To do
Give again only the lines running from the one with "Write the D3.js code for this chart." through the one with "const mLeft = 73, mRight", inclusive. Omit every picture.

Supplied records
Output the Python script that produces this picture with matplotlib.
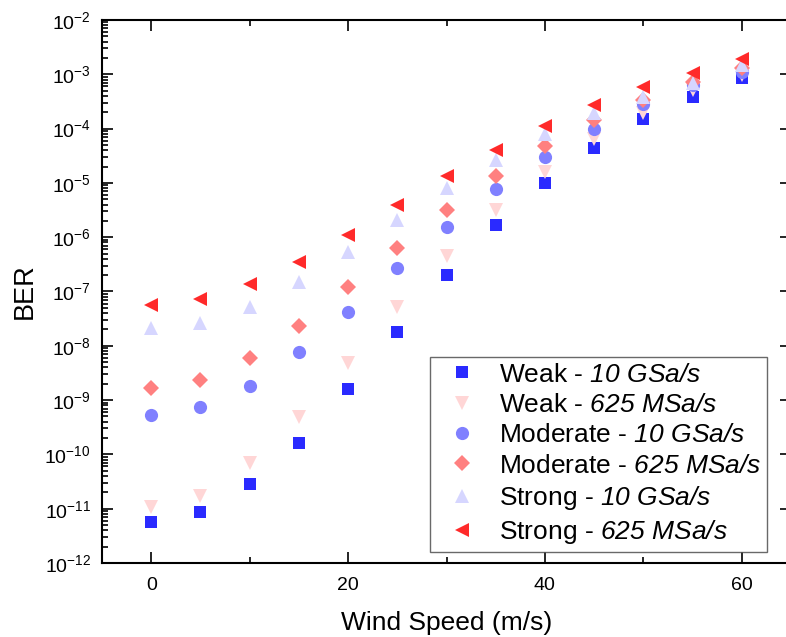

...

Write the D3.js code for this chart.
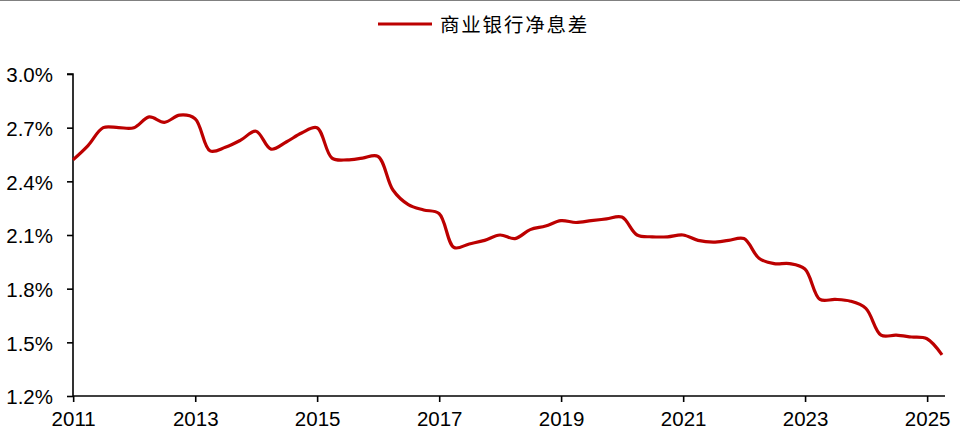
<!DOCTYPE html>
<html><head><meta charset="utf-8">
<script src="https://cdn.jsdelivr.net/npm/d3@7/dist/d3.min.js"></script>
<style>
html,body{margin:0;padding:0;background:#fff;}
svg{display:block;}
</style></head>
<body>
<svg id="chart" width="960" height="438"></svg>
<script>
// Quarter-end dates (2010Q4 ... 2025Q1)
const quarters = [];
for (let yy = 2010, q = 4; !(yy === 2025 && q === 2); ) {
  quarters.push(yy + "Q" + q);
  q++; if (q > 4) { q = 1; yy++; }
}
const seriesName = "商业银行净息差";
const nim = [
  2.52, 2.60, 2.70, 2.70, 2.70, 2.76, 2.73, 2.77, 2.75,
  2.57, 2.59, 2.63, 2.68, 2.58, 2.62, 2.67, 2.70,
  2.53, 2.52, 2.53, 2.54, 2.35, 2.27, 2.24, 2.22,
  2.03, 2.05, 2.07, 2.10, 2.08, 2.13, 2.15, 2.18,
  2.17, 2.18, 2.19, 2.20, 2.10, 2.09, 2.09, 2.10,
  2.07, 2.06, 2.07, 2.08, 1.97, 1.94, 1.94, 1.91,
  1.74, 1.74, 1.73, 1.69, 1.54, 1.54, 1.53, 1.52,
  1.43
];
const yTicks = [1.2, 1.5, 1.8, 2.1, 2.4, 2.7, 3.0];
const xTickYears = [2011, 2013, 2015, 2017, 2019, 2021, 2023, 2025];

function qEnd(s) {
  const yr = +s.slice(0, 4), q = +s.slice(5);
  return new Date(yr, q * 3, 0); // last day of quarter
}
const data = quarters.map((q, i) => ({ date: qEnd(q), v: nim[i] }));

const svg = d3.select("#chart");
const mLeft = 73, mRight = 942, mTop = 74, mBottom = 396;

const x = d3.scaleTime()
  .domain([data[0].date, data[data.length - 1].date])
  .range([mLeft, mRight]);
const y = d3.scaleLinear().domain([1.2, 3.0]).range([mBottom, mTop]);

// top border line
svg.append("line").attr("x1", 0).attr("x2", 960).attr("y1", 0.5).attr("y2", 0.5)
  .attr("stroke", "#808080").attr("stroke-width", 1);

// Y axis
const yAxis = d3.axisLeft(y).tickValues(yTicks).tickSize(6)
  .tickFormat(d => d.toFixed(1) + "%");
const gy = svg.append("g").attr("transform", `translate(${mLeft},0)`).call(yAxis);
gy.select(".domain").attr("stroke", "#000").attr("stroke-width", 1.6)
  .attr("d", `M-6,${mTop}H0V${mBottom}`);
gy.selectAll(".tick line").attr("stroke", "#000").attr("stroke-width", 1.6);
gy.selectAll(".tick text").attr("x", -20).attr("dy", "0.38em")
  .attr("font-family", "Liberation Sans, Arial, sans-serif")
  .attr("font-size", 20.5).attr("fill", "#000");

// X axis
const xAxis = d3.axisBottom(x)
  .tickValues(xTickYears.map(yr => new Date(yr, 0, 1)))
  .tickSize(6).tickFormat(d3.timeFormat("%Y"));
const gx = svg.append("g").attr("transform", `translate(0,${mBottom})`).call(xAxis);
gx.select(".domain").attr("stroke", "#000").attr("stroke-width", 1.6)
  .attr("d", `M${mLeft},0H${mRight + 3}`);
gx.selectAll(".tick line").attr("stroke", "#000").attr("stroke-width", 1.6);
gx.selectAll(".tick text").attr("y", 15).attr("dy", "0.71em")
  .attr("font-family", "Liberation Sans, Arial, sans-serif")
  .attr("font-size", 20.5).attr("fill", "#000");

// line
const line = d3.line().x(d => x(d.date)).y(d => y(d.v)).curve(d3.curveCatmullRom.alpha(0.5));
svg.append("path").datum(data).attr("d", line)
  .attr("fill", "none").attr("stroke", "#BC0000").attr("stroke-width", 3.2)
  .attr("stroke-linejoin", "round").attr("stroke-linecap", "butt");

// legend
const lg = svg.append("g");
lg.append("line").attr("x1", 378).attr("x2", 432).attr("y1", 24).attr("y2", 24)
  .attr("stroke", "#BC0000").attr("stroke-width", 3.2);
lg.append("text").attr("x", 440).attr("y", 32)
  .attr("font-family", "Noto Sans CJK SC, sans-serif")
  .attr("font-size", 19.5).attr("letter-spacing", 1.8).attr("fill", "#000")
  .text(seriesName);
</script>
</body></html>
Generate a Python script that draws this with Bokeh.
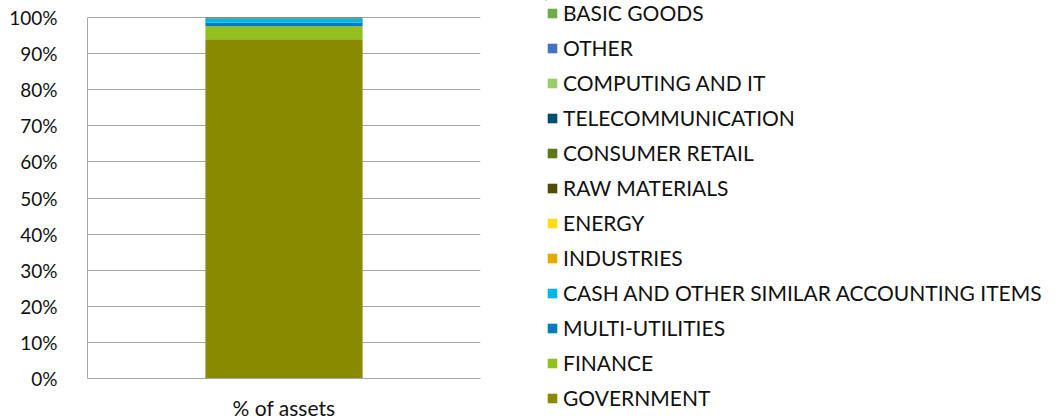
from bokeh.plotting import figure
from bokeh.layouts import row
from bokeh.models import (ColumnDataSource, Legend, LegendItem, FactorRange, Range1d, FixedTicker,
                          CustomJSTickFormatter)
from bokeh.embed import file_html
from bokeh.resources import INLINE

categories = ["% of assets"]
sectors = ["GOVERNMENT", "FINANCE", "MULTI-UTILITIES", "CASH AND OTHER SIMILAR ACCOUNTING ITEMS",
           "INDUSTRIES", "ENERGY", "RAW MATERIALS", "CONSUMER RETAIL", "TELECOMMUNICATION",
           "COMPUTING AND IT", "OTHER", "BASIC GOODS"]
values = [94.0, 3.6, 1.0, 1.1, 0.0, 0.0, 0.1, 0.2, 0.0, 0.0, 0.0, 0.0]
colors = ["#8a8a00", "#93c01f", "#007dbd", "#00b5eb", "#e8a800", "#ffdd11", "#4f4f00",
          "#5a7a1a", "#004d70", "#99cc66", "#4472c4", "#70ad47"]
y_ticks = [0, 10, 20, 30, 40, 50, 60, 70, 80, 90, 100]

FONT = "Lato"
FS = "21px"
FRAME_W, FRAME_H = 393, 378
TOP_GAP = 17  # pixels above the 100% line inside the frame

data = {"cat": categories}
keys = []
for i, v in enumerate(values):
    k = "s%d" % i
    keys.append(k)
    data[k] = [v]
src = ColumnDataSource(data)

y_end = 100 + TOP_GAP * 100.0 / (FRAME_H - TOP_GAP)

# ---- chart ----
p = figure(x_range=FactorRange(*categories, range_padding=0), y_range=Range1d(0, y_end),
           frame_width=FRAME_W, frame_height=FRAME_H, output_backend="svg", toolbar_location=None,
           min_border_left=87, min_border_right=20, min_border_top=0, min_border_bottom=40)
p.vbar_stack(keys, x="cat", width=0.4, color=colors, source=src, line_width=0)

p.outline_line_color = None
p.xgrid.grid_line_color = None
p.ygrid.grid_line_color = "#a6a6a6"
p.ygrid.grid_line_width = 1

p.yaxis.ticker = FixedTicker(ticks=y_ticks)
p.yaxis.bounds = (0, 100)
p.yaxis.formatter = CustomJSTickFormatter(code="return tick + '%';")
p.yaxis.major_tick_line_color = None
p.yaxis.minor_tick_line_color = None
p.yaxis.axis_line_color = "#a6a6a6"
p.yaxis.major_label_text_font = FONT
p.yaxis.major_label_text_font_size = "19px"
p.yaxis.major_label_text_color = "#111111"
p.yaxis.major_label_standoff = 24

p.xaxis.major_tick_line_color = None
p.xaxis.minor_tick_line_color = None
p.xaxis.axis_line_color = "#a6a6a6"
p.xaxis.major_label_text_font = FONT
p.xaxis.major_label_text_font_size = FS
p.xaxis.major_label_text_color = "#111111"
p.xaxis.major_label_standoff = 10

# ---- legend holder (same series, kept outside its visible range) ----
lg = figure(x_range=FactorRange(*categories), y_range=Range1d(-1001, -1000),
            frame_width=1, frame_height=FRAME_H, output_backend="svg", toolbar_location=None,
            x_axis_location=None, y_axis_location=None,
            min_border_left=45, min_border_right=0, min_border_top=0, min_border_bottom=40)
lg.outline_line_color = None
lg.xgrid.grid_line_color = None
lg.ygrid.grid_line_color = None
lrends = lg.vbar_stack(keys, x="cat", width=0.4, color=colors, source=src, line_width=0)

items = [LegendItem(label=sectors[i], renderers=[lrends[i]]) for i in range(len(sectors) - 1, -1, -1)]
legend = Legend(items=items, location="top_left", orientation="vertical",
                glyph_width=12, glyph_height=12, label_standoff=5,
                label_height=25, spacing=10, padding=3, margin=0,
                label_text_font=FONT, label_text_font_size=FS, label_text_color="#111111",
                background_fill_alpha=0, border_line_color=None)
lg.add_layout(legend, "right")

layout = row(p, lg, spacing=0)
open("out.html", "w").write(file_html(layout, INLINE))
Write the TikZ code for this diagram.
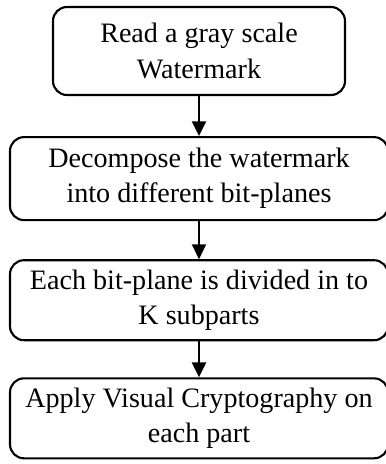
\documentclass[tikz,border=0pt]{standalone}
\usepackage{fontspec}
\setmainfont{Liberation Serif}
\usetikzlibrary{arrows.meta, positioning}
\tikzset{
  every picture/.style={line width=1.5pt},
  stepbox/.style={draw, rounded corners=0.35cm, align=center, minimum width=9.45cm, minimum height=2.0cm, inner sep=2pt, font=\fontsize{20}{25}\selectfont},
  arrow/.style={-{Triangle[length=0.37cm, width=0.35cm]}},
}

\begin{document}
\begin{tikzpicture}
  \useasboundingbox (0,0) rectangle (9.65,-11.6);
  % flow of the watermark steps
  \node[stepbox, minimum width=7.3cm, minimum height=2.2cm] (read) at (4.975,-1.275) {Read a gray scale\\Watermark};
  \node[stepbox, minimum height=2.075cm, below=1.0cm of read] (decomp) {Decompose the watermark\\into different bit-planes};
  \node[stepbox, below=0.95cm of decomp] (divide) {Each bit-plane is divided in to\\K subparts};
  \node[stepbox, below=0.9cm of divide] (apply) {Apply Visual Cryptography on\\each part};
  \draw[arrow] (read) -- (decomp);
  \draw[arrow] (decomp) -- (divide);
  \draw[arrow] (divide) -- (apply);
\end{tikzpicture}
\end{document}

Answer to this exercise
Write the D3.js code for this chart.
<!DOCTYPE html>
<html><head><meta charset="utf-8">
<script src="https://cdn.jsdelivr.net/npm/d3@7/dist/d3.min.js"></script>
<style>
html,body{margin:0;padding:0;background:#fff;}
svg{display:block;}
</style></head>
<body>
<svg id="chart" width="960" height="438"></svg>
<script>
// Quarter-end dates (2010Q4 ... 2025Q1)
const quarters = [];
for (let yy = 2010, q = 4; !(yy === 2025 && q === 2); ) {
  quarters.push(yy + "Q" + q);
  q++; if (q > 4) { q = 1; yy++; }
}
const seriesName = "商业银行净息差";
const nim = [
  2.52, 2.60, 2.70, 2.70, 2.70, 2.76, 2.73, 2.77, 2.75,
  2.57, 2.59, 2.63, 2.68, 2.58, 2.62, 2.67, 2.70,
  2.53, 2.52, 2.53, 2.54, 2.35, 2.27, 2.24, 2.22,
  2.03, 2.05, 2.07, 2.10, 2.08, 2.13, 2.15, 2.18,
  2.17, 2.18, 2.19, 2.20, 2.10, 2.09, 2.09, 2.10,
  2.07, 2.06, 2.07, 2.08, 1.97, 1.94, 1.94, 1.91,
  1.74, 1.74, 1.73, 1.69, 1.54, 1.54, 1.53, 1.52,
  1.43
];
const yTicks = [1.2, 1.5, 1.8, 2.1, 2.4, 2.7, 3.0];
const xTickYears = [2011, 2013, 2015, 2017, 2019, 2021, 2023, 2025];

function qEnd(s) {
  const yr = +s.slice(0, 4), q = +s.slice(5);
  return new Date(yr, q * 3, 0); // last day of quarter
}
const data = quarters.map((q, i) => ({ date: qEnd(q), v: nim[i] }));

const svg = d3.select("#chart");
const mLeft = 73, mRight = 942, mTop = 74, mBottom = 396;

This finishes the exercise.